It’s happened to all of us. You’re riding your boss while he cradles a ukulele on his chest and sings you a song he says he wrote the day he hired you. And then he’s plowing you against the Eiffel Tower where he flew you during your lunch break. You never really thought of him in that way, but now that it’s happening, you’re pledging to him like a national anthem; under those fluorescent office lights, he could never shine the way he now does under the twinkle of the tower.
And then you wake up and decide you can’t ever show your face at the office again. We’ve all had a sex dream about someone we’re not attracted to. Somehow they sneak into our sleeping thoughts and wind up haunting our waking thoughts for weeks to come. All of a sudden, you’re sexually attracted to someone, and you don’t know why. You ask yourself if you perhaps had suppressed feelings for this person? If you were in denial? The truth is, you don’t know the answer, but you want the power of the dream to wane, and it won’t.
Now that you’ve slept with your friend’s married older brother in the bathroom of a cruise ship on the way to Alaska, you can’t stop thinking about him. Sex dreams can be potent — toxic, even. But why do we have them and why are they so consuming? I talked to Myisha Battle, sex coach, to get the answers.
If we have sexual thoughts about someone who we're not consciously attracted to, does it mean we're subconsciously attracted to them, or could it be something else?
Sexual dreams about people who we are not attracted to typically signify a closeness, physical or emotional, with that person. If the person is someone you work with, it could mean nothing more than you see that person so much that they have infiltrated your dream world.
How do we deal with the residual effects of a sex dream? How do you show up to work after you just had an amazing romp with your boss in your dreams and now feel obsessed with him?
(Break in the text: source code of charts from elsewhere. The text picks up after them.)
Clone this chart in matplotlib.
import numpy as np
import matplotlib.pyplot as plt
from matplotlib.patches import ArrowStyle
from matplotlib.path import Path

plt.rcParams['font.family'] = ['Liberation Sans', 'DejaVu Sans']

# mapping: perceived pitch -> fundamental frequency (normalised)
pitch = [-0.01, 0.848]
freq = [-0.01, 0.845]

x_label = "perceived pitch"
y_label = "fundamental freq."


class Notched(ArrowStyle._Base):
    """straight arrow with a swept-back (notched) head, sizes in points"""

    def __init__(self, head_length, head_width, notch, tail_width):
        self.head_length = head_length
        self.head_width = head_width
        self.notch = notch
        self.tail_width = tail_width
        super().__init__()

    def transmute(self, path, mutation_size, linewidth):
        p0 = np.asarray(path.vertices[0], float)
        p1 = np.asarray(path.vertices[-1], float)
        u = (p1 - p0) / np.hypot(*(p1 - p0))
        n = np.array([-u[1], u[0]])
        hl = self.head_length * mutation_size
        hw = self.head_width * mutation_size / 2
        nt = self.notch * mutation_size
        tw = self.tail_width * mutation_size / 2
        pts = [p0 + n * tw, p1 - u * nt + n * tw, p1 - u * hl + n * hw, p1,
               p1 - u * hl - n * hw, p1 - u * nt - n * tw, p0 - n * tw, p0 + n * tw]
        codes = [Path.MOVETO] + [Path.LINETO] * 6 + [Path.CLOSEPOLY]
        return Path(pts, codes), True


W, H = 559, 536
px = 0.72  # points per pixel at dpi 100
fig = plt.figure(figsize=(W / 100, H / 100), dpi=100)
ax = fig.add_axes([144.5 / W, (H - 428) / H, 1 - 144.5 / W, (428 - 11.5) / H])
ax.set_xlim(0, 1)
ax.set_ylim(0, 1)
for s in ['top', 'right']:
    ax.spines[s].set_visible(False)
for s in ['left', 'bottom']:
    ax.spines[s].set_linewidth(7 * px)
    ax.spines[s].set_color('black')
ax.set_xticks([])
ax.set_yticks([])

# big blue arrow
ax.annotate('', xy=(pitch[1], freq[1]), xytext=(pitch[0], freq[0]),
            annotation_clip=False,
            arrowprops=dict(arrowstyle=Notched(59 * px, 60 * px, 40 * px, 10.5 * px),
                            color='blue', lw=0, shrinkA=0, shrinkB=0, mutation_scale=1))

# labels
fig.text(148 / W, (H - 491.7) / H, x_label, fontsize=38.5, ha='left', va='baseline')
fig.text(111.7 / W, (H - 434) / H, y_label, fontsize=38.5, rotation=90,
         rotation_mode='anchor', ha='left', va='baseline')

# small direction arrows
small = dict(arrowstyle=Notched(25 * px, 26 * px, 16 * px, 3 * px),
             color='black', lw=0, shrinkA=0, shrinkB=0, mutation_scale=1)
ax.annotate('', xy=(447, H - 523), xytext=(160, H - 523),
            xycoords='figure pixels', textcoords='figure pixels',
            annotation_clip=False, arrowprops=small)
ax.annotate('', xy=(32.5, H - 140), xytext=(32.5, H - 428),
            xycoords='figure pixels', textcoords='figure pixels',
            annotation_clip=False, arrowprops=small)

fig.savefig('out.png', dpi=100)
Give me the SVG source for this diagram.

The best part about sex dreams and their residual effects is that they happen in your mind. Your boss doesn't have to know that you had the best sex of your life with him or her in your mind, so just roll with it. Usually, the effects of a sex dream subside within a couple days. However, if the fantasy persists, and you now see this person differently, you have two options: 1). Check yourself and recognize that you have no idea what sex would actually be like with this person and that this creation is of your own mind's doing or 2). Tell the person about it. Depending on your relationship with the person, telling them that you had a weird, saucy dream about them in vague terms could help you to have a laugh together and diffuse the crush. Just remember to spare them the details.
If you're dreaming or thinking a lot about sex, more than usual, what can that mean?
We all go through libido cycles, so thinking and dreaming about sex more than you normally would, could be due to natural changes in hormones that we all experience throughout life. It is normal to go through periods of time when you are more sex-focused regardless of whether you are single, dating, married, or in a polyamorous relationship. Sometimes our bodies just want more sex than we are currently having, and our brains respond to that by providing us with fantasies.
What if you're in a relationship and often think about sex with others, unintentionally?
If you are in a relationship and you think, dream, and fantasize about sex with others unintentionally, you are human.
Why are sex dreams so taboo and embarrassing? Should they be?
I believe that sex dreams are a fun way to explore our sexuality without any real-life consequences. It does feel weird to see the person, who was featured in a dream or fantasy, afterward, but knowing that we all have those moments is a great unifier. Certain types of sex dreams can be reflective of emotions you may be experiencing in real life like jealousy, possessiveness, loneliness, longing, and so much more. Sex dreams are sometimes ways of putting emotions into action.
So basically, Battle says to relax. Chances are, it’s not actually about the person. Because dreams tend to be mental manifestations of physical desire, you don’t have to be lusting after your old guidance counselor to have a dream about him, you just have to be lusting.